So, this one was kind of weird! 3.5 stars, I’ll say, from the exact average of the first (great) half and the second (weird) half. Spoilers.
But first, Goodreads summary: “In every life there is a turning point. A moment so tremendous, so sharp and breathtaking, that one knows one’s life will never be the same. For Michael Stirling, London’s most infamous rake, that moment came the first time he laid eyes on Francesca Bridgerton.
After a lifetime of chasing women, of smiling slyly as they chased him, of allowing himself to be caught but never permitting his heart to become engaged, he took one look at Francesca Bridgerton and fell so fast and hard into love it was a wonder he managed to remain standing. Unfortunately for Michael, however, Francesca’s surname was to remain Bridgerton for only a mere thirty-six hours longer—the occasion of their meeting was, lamentably, a supper celebrating her imminent wedding to his cousin.
But that was then… Now Michael is the earl and Francesca is free, but still she thinks of him as nothing other than her dear friend and confidant. Michael dares not speak to her of his love… until one dangerous night, when she steps innocently into his arms, and passion proves stronger than even the most wicked of secrets…”
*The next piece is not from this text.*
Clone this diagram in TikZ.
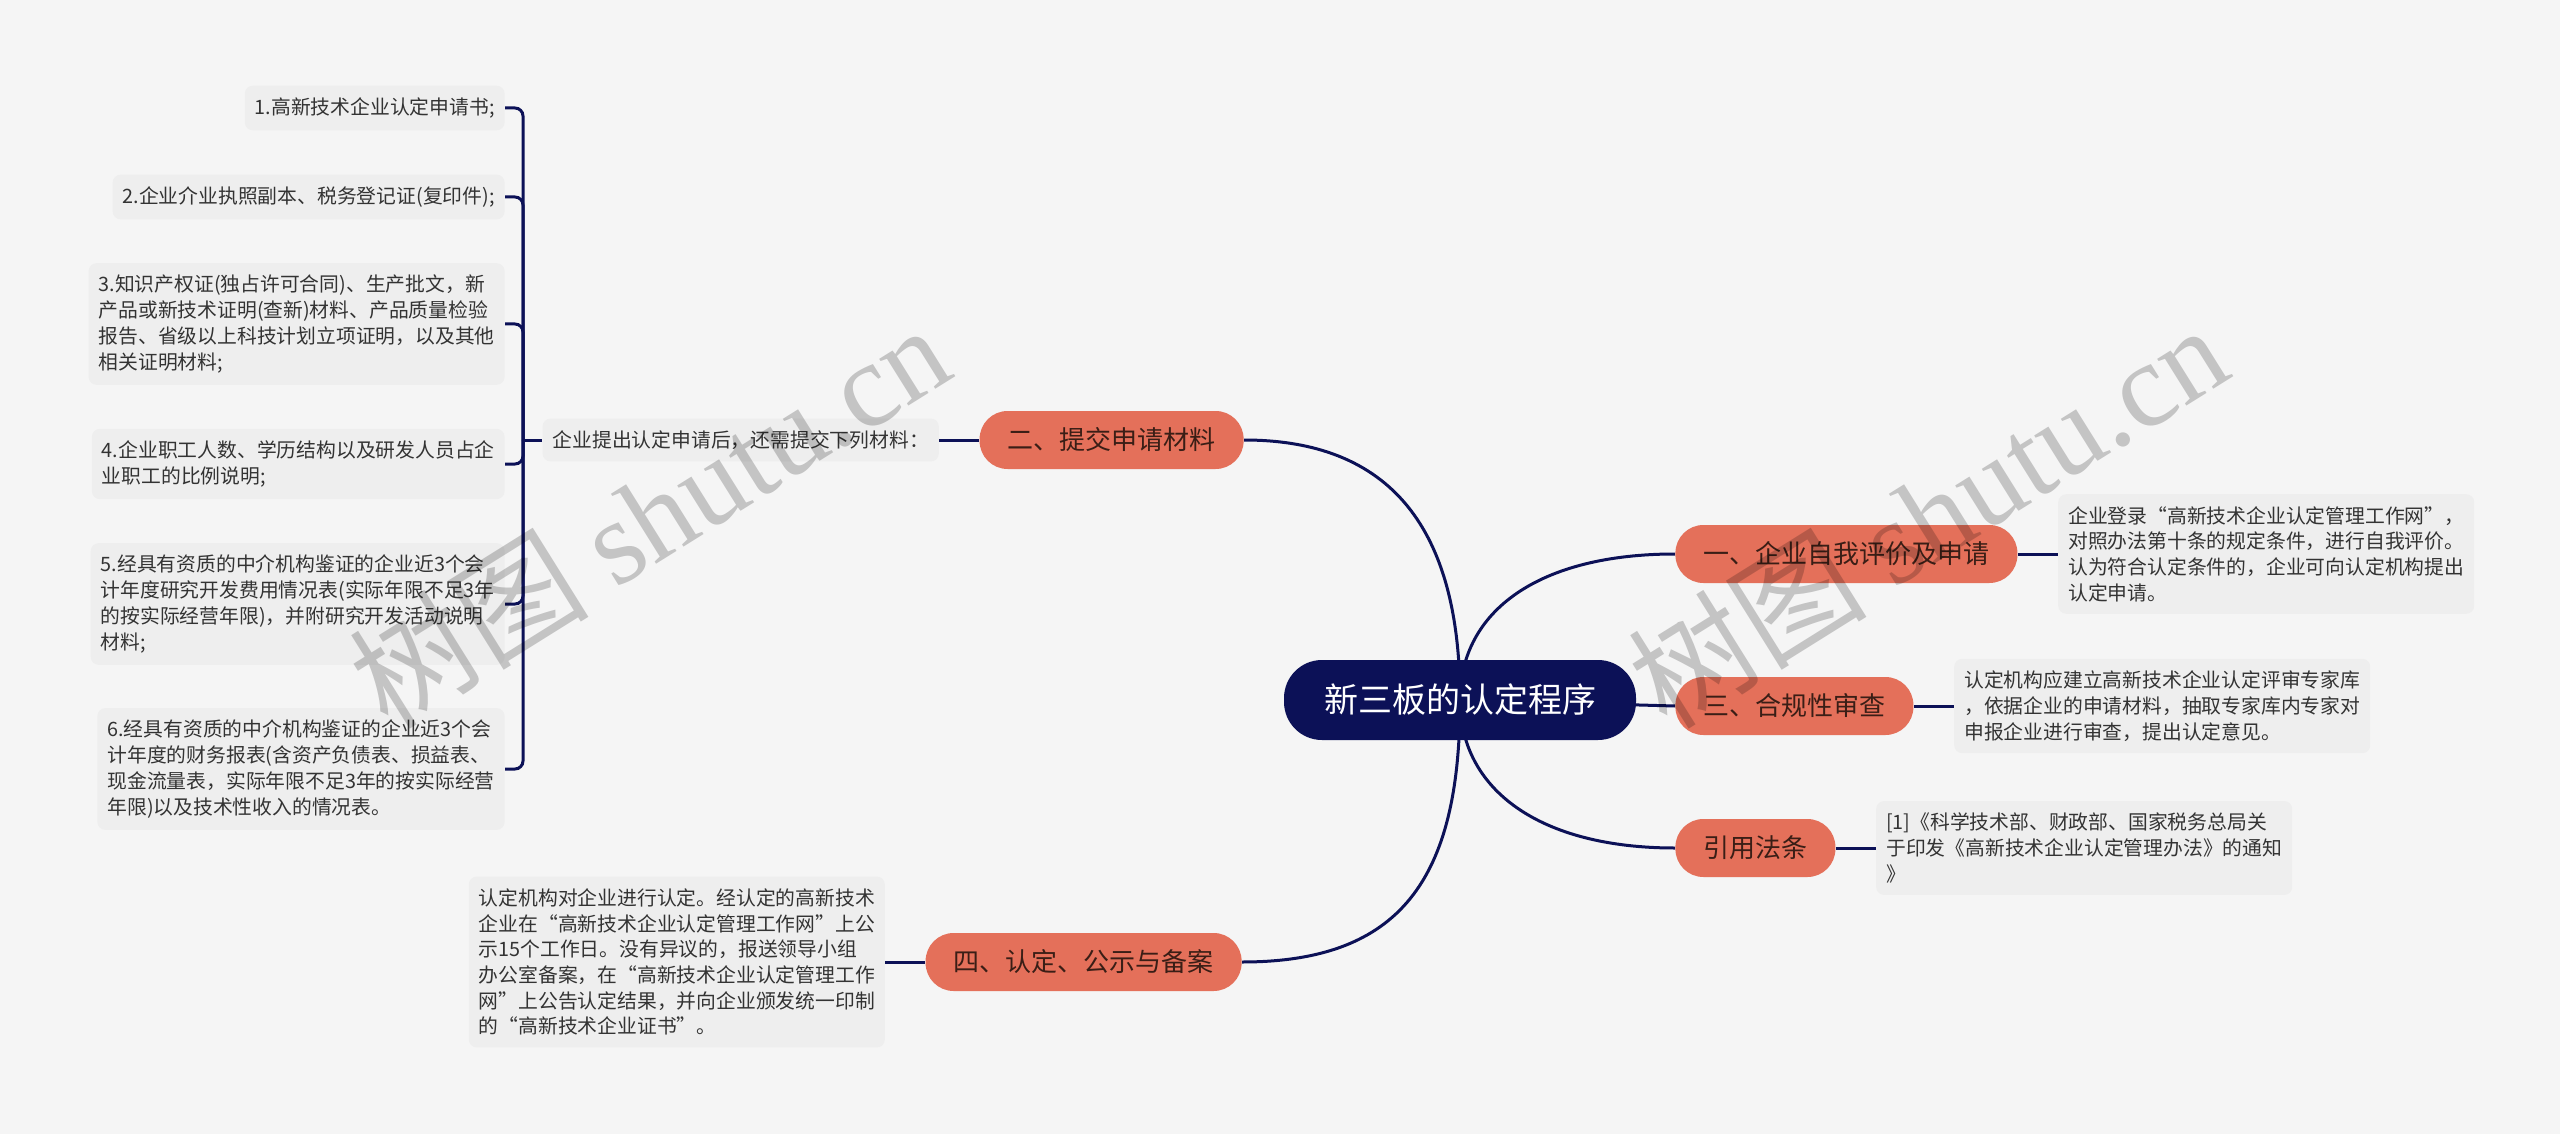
\documentclass[tikz,border=0pt]{standalone}
\usepackage{fontspec}
\setmainfont{Noto Sans CJK SC}
\newfontfamily\wmfont{Liberation Serif}
\usepackage{tikz}
\usetikzlibrary{calc,positioning}
\usepackage{xcolor}
\definecolor{rootblue}{HTML}{0C1157}
\definecolor{salmon}{HTML}{E4705A}
\definecolor{notegray}{HTML}{EEEEEE}
\definecolor{bggray}{HTML}{F5F5F5}
\definecolor{topictext}{HTML}{3A1E16}
\definecolor{darkgray}{HTML}{333333}
\pgfdeclarelayer{background}
\pgfsetlayers{background,main}

\begin{document}
\begin{tikzpicture}[x=0.5pt,y=-0.5pt,
  rootbox/.style={fill=rootblue,text=white,rounded corners=19pt,minimum height=40pt,inner xsep=20pt,font=\fontsize{17}{20}\selectfont},
  topic/.style={fill=salmon,text=topictext,rounded corners=14pt,minimum height=29pt,inner xsep=14pt,font=\fontsize{13}{15}\selectfont},
  note/.style={fill=notegray,text=darkgray,rounded corners=4pt,align=left,inner xsep=5pt,inner ysep=6pt,font=\fontsize{9.9}{12.85}\selectfont},
  conn/.style={draw=rootblue,line width=1.5pt},
  watermark/.style={text=black,opacity=0.2,rotate=32,font=\fontsize{60}{60}\selectfont}]
  \useasboundingbox (0,0) rectangle (2560,1134);
  \begin{pgfonlayer}{background}
    \fill[bggray] (0,0) rectangle (2560,1134);
  \end{pgfonlayer}

  % centre and main topics
  \node[rootbox] (root) at (1460,700) {新三板的认定程序};
  \node[topic,anchor=east] (sub2) at (1244,440) {二、提交申请材料};
  \node[topic,anchor=west] (sub1) at (1675,554) {一、企业自我评价及申请};
  \node[topic,anchor=west] (sub3) at (1675,706) {三、合规性审查};
  \node[topic,anchor=west] (law) at (1675,848) {引用法条};
  \node[topic,anchor=east] (sub4) at (1242,962) {四、认定、公示与备案};

  % notes
  \node[note,right=20pt of sub1] (desc1) {企业登录“高新技术企业认定管理工作网”，\\对照办法第十条的规定条件，进行自我评价。\\认为符合认定条件的，企业可向认定机构提出\\认定申请。};
  \node[note,right=20pt of sub3] (desc3) {认定机构应建立高新技术企业认定评审专家库\\，依据企业的申请材料，抽取专家库内专家对\\申报企业进行审查，提出认定意见。};
  \node[note,right=20pt of law] (desclaw) {[1]《科学技术部、财政部、国家税务总局关\\于印发《高新技术企业认定管理办法》的通知\\》};
  \node[note,left=20pt of sub4] (desc4) {认定机构对企业进行认定。经认定的高新技术\\企业在“高新技术企业认定管理工作网”上公\\示15个工作日。没有异议的，报送领导小组\\办公室备案，在“高新技术企业认定管理工作\\网”上公告认定结果，并向企业颁发统一印制\\的“高新技术企业证书”。};
  \node[note,left=20pt of sub2] (desc2) {企业提出认定申请后，还需提交下列材料：};
  \coordinate (hub) at (523,440);

  % list of materials
  \node[note,anchor=east] (item1) at (505,108) {1.高新技术企业认定申请书;};
  \node[note,anchor=east] (item2) at (505,197) {2.企业介业执照副本、税务登记证(复印件);};
  \node[note,anchor=east] (item3) at (505,324) {3.知识产权证(独占许可合同)、生产批文，新\\产品或新技术证明(查新)材料、产品质量检验\\报告、省级以上科技计划立项证明，以及其他\\相关证明材料;};
  \node[note,anchor=east] (item4) at (505,464) {4.企业职工人数、学历结构以及研发人员占企\\业职工的比例说明;};
  \node[note,anchor=east] (item5) at (505,604) {5.经具有资质的中介机构鉴证的企业近3个会\\计年度研究开发费用情况表(实际年限不足3年\\的按实际经营年限)，并附研究开发活动说明\\材料;};
  \node[note,anchor=east] (item6) at (505,769) {6.经具有资质的中介机构鉴证的企业近3个会\\计年度的财务报表(含资产负债表、损益表、\\现金流量表，实际年限不足3年的按实际经营\\年限)以及技术性收入的情况表。};

  \begin{pgfonlayer}{background}
    \draw[conn] (root.center) .. controls (1460,540) and (1400,440) .. (sub2.east);
    \draw[conn] (root.center) .. controls (1460,610) and (1540,554) .. (sub1.west);
    \draw[conn] (root.center) -- (sub3.west);
    \draw[conn] (root.center) .. controls (1460,790) and (1540,848) .. (law.west);
    \draw[conn] (root.center) .. controls (1460,880) and (1400,962) .. (sub4.east);
    \draw[conn] (sub1.east) -- (desc1.west);
    \draw[conn] (sub3.east) -- (desc3.west);
    \draw[conn] (law.east) -- (desclaw.west);
    \draw[conn] (sub4.west) -- (desc4.east);
    \draw[conn] (sub2.west) -- (desc2.east);
    \draw[conn] (desc2.west) -- (hub);
    \foreach \i in {1,...,6}
      \draw[conn,rounded corners=4pt] (item\i.east) -| (hub);
  \end{pgfonlayer}

  % watermark
  \node[watermark] (wm1) at (649,515) {树图 {\wmfont shutu.cn}};
  \node[watermark] (wm2) at (1927,515) {树图 {\wmfont shutu.cn}};
\end{tikzpicture}
\end{document}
This one was setting itself up exactly like a quintessential slow-burn romance, with the pining and unresolved feelings and exploration of new, unexpected feelings and all of that good stuff. To catch everyone up quickly: slow-burn is probably my favorite romantic trope? I just love unresolved sexual tension and how explosive it is when they finally acknowledge their feelings.
And suddenly, that whole part is where this went really wrong for me. And confusing, honestly. Because, I’ll state upfront, Michael’s seduction on the page is every bit as accomplished as it’s made out to be earlier in the book. Their first encounter was so hot. But also, in my opinion, really tonally wrong for their developing romantic chemistry. Michael has this depth of feeling for Francesca that spans years and is incredibly complicated by the psychological presence of the previous Earl of Kilmartin. Francesca is on the very verge of admitting to herself feelings for Michael beyond their platonic kinship. I felt quite jarred that, given the emphasis on emotional complexity that formed both of their characterization in the first half, the story then went the route of deepening their relationship not through continued emotional exploration and honesty, but instead through fairly impersonal passion. It’s not impersonal for Michael, of course, but Francesca doesn’t know that. And then for her part, her chance for emotional intimacy is, in part, rather waylaid by her ongoing assumption that the pleasure she’s experiencing at Michael’s hands is thanks to his legendary prowess and not because of any unique connection the two of them share. So by the time he admits he’s always been in love with her, he’s basically at the end of his rope, and his feelings toward her basically become emotional blackmail: if she can’t suddenly grow her feelings to the depth of those that he has cultivated over years, she’ll lose him, and that’s a decision she has to basically make right this instant.
I don’t know. Romance is all tropes and I’m not saying you can’t ever take a story of unrequited pining and then suddenly spin that into a lust-to-love story, but I don’t think it worked here and it did a disservice to the characters in the process.